Il libro, pubblicato nella collana Studi e ricerche promossa dall’Istituto calabrese per la storia dell’antifascismo e dell’Italia contemporanea, si avvale della presentazione di Mario Oliverio, presidente della Regione Calabria, oltre che della prefazione di Gibelli, ed è strutturato in 17 capitoli che marcano una sequenza davvero suggestiva: 1) La Prima guerra mondiale in un cassetto: dal Carso a Dunaszerdahely; 2) Il capitano Barberio; 3) Partire per il fronte; 4) Nelle retrovie del fronte; 5) Il battesimo del fuoco; 6) La vita in trincea; 7) La testa e il corpo: ufficiali e soldati; 8) La natura; 9) La prigionia; 10) La vita nel campo di prigionia di Dunaszerdahely; 11) La quotidianità della fame e i pacchi alimentari; 12) Il racconto della prigionia e la propaganda; 13) Gerarchie e disciplina militare, 14) Fughe e partenze; 15) Una difficile memoria; 16) Trascrizione diari [Diario sulla vita al fronte] [Diario sulla prigionia a Dunaszerdahely]; 17) Appendice – I prigionieri di Dunaszerdahely.  

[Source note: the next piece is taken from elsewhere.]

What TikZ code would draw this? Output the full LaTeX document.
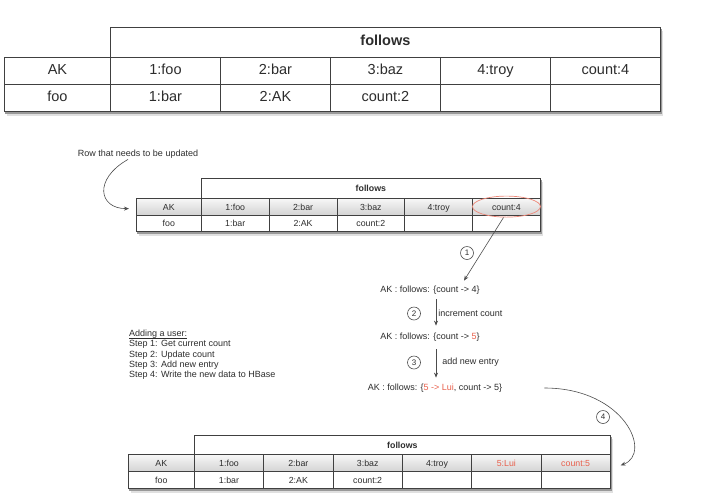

Come ha ricordato l’autore nel suo incipit (pp. 15-16), riferendosi alla copiosa produzione di memorie e fonti primarie sul quel terribile conflitto mondiale, specie nell’ultimo periodo:

“In questo complesso universo di scritture e testimonianze di guerra, ognuna di esse sembra tracciare un percorso individuale, ben distinto da tutti gli altri, capace però di raccontare questa esperienza di massa, anche se da un’angolatura particolare. Tutte testimoniano anche come la trincea, il campo di prigionia, luoghi di morte e sofferenze, fossero diventati in quegli anni per i soldati un laboratorio di scrittura…”.